--- begin Provided material ---

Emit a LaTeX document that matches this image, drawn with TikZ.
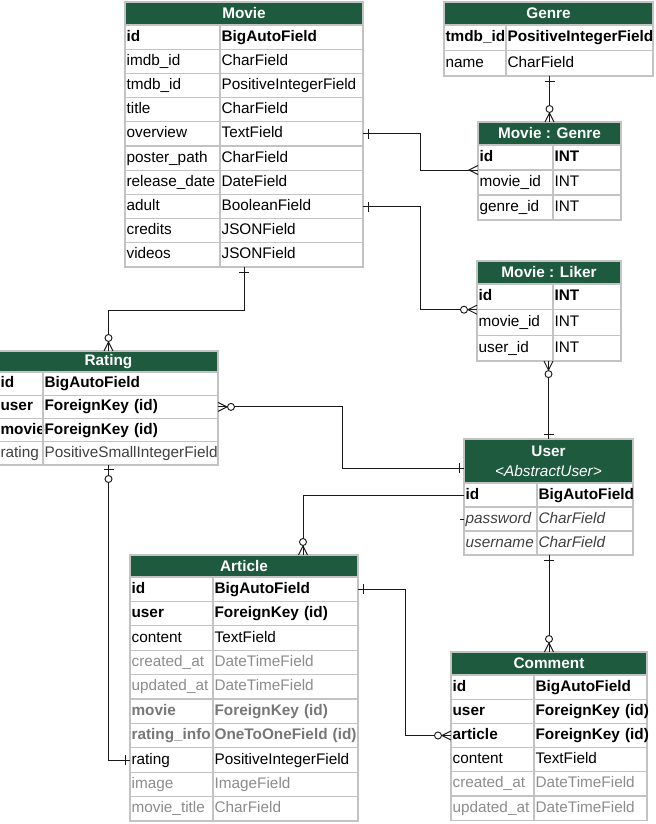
\documentclass[tikz,border=0pt]{standalone}
\usepackage{fontspec}
\setmainfont{Liberation Sans}
\newcommand\fs{\fontsize{11.5}{14}\selectfont}
\definecolor{hdrgreen}{RGB}{30,90,62}
\definecolor{cellline}{RGB}{195,195,195}
\definecolor{greytext}{RGB}{140,140,140}
\definecolor{midtext}{RGB}{64,64,64}
\tikzset{
 hdr/.style={draw=cellline, line width=1pt, fill=hdrgreen, text=white, font=\fs\bfseries, inner sep=0pt, outer sep=0pt, align=center},
 cell/.style={draw=cellline, line width=1pt, anchor=north west, inner xsep=1.2pt, inner ysep=0pt, outer sep=0pt, align=left, font=\fs, text=black, text height=8.5pt, text depth=2.5pt},
 rs/.style={#1},
 fn/.style={},
 fb/.style={font=\fs\bfseries},
 fg/.style={text=greytext},
 fgb/.style={text=greytext!85!black, font=\fs\bfseries},
 fd/.style={text=midtext},
 fi/.style={text=midtext, font=\fs\itshape},
 conn/.style={draw=black!90, line width=0.7pt},
 one/.pic={\draw[conn] (5,-5) -- (5,5);},
 many/.pic={\draw[conn] (0,-4.5) -- (9,0) -- (0,4.5);},
 zmany/.pic={\draw[conn] (0,-4.5) -- (9,0) -- (0,4.5); \draw[conn, fill=white] (13,0) circle (3.5);},
 zone/.pic={\draw[conn] (4,-5) -- (4,5); \draw[conn, fill=white] (14,0) circle (3.5);},
}
\newcommand\ertable[8]{%
 \pgfmathsetmacro\erHW{((#4)-(#2))*0.75}%
 \pgfmathsetmacro\erHH{((#6)-(#5))*0.75}%
 \node[hdr, minimum width=\erHW pt, minimum height=\erHH pt] (#1) at ({((#2)+(#4))/2},{((#5)+(#6))/2}) {#8};
 \def\erName{#1}\def\erL{#2}\def\erD{#3}\def\erR{#4}\def\erT{#6}\def\erH{#7}}
\newcommand\errows[1]{%
 \pgfmathsetmacro\erWa{((\erD)-(\erL))*0.75-2.4}%
 \pgfmathsetmacro\erWb{((\erR)-(\erD))*0.75-2.4}%
 \pgfmathsetmacro\erHt{(\erH)*0.75}%
 \foreach \a/\b/\s [count=\i] in {#1} {%
   \node[cell, rs/.expand once=\s, text width=\erWa pt, minimum height=\erHt pt] (\erName-\i-a) at (\erL,{\erT+(\i-1)*\erH}) {\rlap{\a}};
   \node[cell, rs/.expand once=\s, text width=\erWb pt, minimum height=\erHt pt] (\erName-\i-b) at (\erD,{\erT+(\i-1)*\erH}) {\rlap{\b}};
 }}
\begin{document}
\begin{tikzpicture}[x=0.75pt,y=-0.75pt]
\useasboundingbox (0,0) rectangle (656,824);

\ertable{movie}{125}{220}{363}{2}{25}{24.2}{Movie}
\errows{id/BigAutoField/fb, imdb\_id/CharField/fn, tmdb\_id/PositiveIntegerField/fn, title/CharField/fn, overview/TextField/fn, poster\_path/CharField/fn, release\_date/DateField/fn, adult/BooleanField/fn, credits/JSONField/fn, videos/JSONField/fn}

\ertable{genre}{444}{506}{653}{2}{25}{25.5}{Genre}
\errows{tmdb\_id/PositiveIntegerField/fb, name/CharField/fn}

\ertable{mg}{478}{553}{621}{122}{145}{25}{Movie : Genre}
\errows{id/INT/fb, movie\_id/INT/fn, genre\_id/INT/fn}

\ertable{ml}{477}{553}{621}{261}{284}{25.7}{Movie : Liker}
\errows{id/INT/fb, movie\_id/INT/fn, user\_id/INT/fn}

\ertable{rt}{-1}{43}{218}{351}{372}{23.25}{Rating}
\errows{id/BigAutoField/fb, user/ForeignKey (id)/fb, movie/ForeignKey (id)/fb, rating/PositiveSmallIntegerField/fd}

\ertable{us}{464}{537}{633}{439}{483}{24}{User\\[1pt] \mdseries\itshape <AbstractUser>}
\errows{id/BigAutoField/fb, password/CharField/fi, username/CharField/fi}

\ertable{ar}{130}{213}{358}{555}{577}{24.4}{Article}
\errows{id/BigAutoField/fb, user/ForeignKey (id)/fb, content/TextField/fn, created\_at/DateTimeField/fg, updated\_at/DateTimeField/fg, movie/ForeignKey (id)/fgb, rating\_info/OneToOneField (id)/fgb, rating/PositiveIntegerField/fn, image/ImageField/fg, movie\_title/CharField/fg}

\ertable{cm}{451}{534}{647}{652}{675}{24.2}{Comment}
\errows{id/BigAutoField/fb, user/ForeignKey (id)/fb, article/ForeignKey (id)/fb, content/TextField/fn, created\_at/DateTimeField/fg, updated\_at/DateTimeField/fg}

% connectors
\draw[conn] (movie-5-b.east) -- ++(57,0) |- (mg-1-a.south west);
\draw[conn] (mg.north |- genre-2-b.south) -- (mg.north);
\draw[conn] (movie-8-b.east) -- ++(57,0) |- (ml-1-a.south west);
\draw[conn] (us.north |- ml-3-b.south) -- (us.north);
\draw[conn] (movie.south |- movie-10-a.south) -- ++(0,43) -| (rt.north);
\draw[conn] (rt-2-b.east) -- ++(124,0) |- ([yshift=-5.25pt]us.west);
\draw[conn] (us-1-a.west) -| ([xshift=44.25pt]ar.north);
\draw[conn] ([xshift=-3pt]us-2-a.west) -- (us-2-a.west);
\draw[conn] (cm.north |- us-3-b.south) -- (cm.north);
\draw[conn] (rt.south |- rt-4-a.south) |- (ar-8-a.west);
\draw[conn] (ar-1-b.east) -- ++(47,0) |- (cm-3-a.west);

% markers
\pic at (movie-5-b.east) {one};
\pic[rotate=180] at (mg-1-a.south west) {many};
\pic[rotate=-90] at (mg.north |- genre-2-b.south) {one};
\pic[rotate=90] at (mg.north) {zmany};
\pic at (movie-8-b.east) {one};
\pic[rotate=180] at (ml-1-a.south west) {zmany};
\pic[rotate=-90] at (us.north |- ml-3-b.south) {zmany};
\pic[rotate=90] at (us.north) {one};
\pic[rotate=-90] at (movie.south |- movie-10-a.south) {one};
\pic[rotate=90] at (rt.north) {zmany};
\pic at (rt-2-b.east) {zmany};
\pic[rotate=180] at ([yshift=-5.25pt]us.west) {one};
\pic[rotate=90] at ([xshift=44.25pt]ar.north) {zmany};
\pic[rotate=-90] at (cm.north |- us-3-b.south) {one};
\pic[rotate=90] at (cm.north) {zmany};
\pic[rotate=-90] at (rt.south |- rt-4-a.south) {zone};
\pic[rotate=180] at (ar-8-a.west) {one};
\pic at (ar-1-b.east) {one};
\pic[rotate=180] at (cm-3-a.west) {zmany};
\end{tikzpicture}
\end{document}
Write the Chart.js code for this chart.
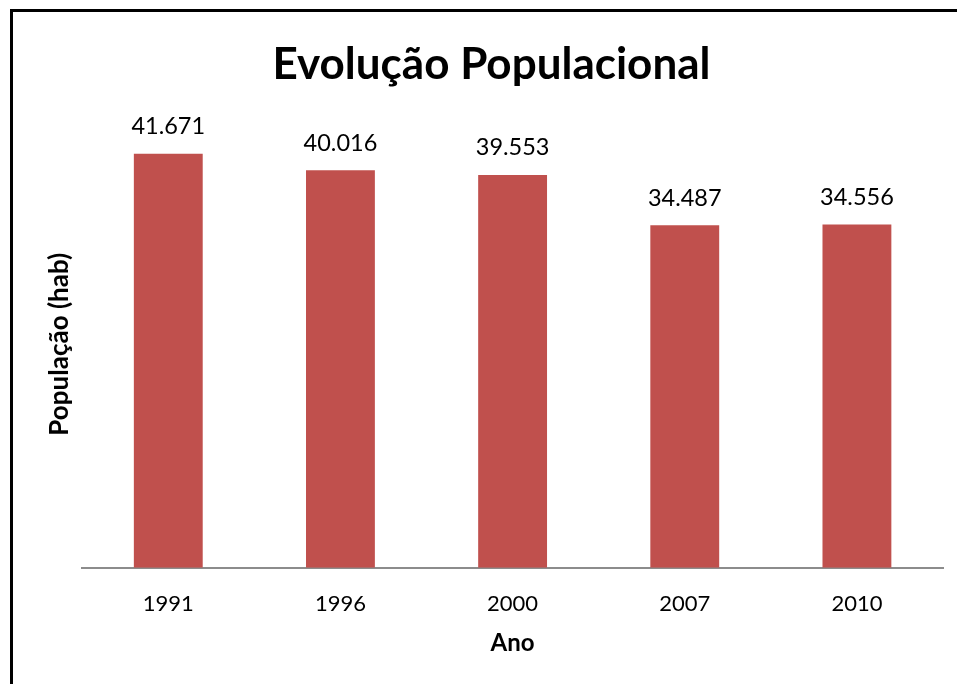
<!DOCTYPE html>
<html>
<head>
<meta charset="utf-8">
<script src="https://cdn.jsdelivr.net/npm/chart.js@4.4.0/dist/chart.umd.min.js"></script>
<style>
  html, body { margin: 0; padding: 0; background: #fff; overflow: hidden; }
  #wrap { position: relative; width: 957px; height: 684px; }
  #frame { position: absolute; left: 10px; top: 9px; width: 2000px; height: 2000px; border: 3px solid #000; box-sizing: border-box; pointer-events: none; }
  canvas { position: absolute; left: 0; top: 0; }
</style>
</head>
<body>
<div id="wrap">
  <canvas id="barChart" width="957" height="684"></canvas>
  <div id="frame"></div>
</div>
<script>
var anos = ["1991", "1996", "2000", "2007", "2010"];
var populacao = [41671, 40016, 39553, 34487, 34556];
var barColor = "#C0504D";

// rotulos com os valores em cima das barras
var valueLabels = {
    id: "valueLabels",
    afterDatasetsDraw: function (chart) {
        var ctx = chart.ctx;
        var meta = chart.getDatasetMeta(0);
        ctx.save();
        ctx.font = "23.5px Lato";
        ctx.fillStyle = "#000";
        ctx.textAlign = "center";
        ctx.textBaseline = "middle";
        meta.data.forEach(function (bar, i) {
            var txt = populacao[i].toLocaleString("pt-BR");
            ctx.fillText(txt, bar.x, bar.y - 27);
        });
        ctx.restore();
    },
};

new Chart("barChart", {
    type: "bar",
    data: {
        labels: anos,
        datasets: [
            {
                backgroundColor: barColor,
                data: populacao,
                categoryPercentage: 1,
                barPercentage: 0.4,
            },
        ],
    },
    options: {
        responsive: false,
        animation: false,
        layout: { padding: { left: 40, right: 14, top: 10, bottom: 26 } },
        plugins: {
            legend: { display: false },
            tooltip: { enabled: false },
            title: {
                display: true,
                text: "Evolução Populacional",
                color: "#000",
                font: { family: "Lato", size: 44, weight: "bold" },
                padding: { top: 28, bottom: 30 },
            },
        },
        scales: {
            x: {
                grid: { display: false, drawTicks: false, tickLength: 0 },
                border: { display: true, color: "#8c8c8c", width: 2 },
                ticks: { color: "#000", font: { family: "Lato", size: 22 }, padding: 23 },
                title: {
                    display: true,
                    text: "Ano",
                    color: "#000",
                    font: { family: "Lato", size: 24, weight: "bold" },
                    padding: { top: -11, bottom: 0 },
                },
            },
            y: {
                min: 0,
                max: 45000,
                grid: { display: false, drawTicks: false, tickLength: 0 },
                border: { display: false },
                ticks: { display: false },
                title: {
                    display: true,
                    text: "População (hab)",
                    color: "#000",
                    font: { family: "Lato", size: 26, weight: "bold" },
                    padding: { top: 4, bottom: 7 },
                },
            },
        },
    },
    plugins: [valueLabels],
});
</script>
</body>
</html>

--- end Provided material ---

§ **Problem**
Extract all lines of the records above that include "this".

§ **Full answer**
Emit a LaTeX document that matches this image, drawn with TikZ.
Write the Chart.js code for this chart.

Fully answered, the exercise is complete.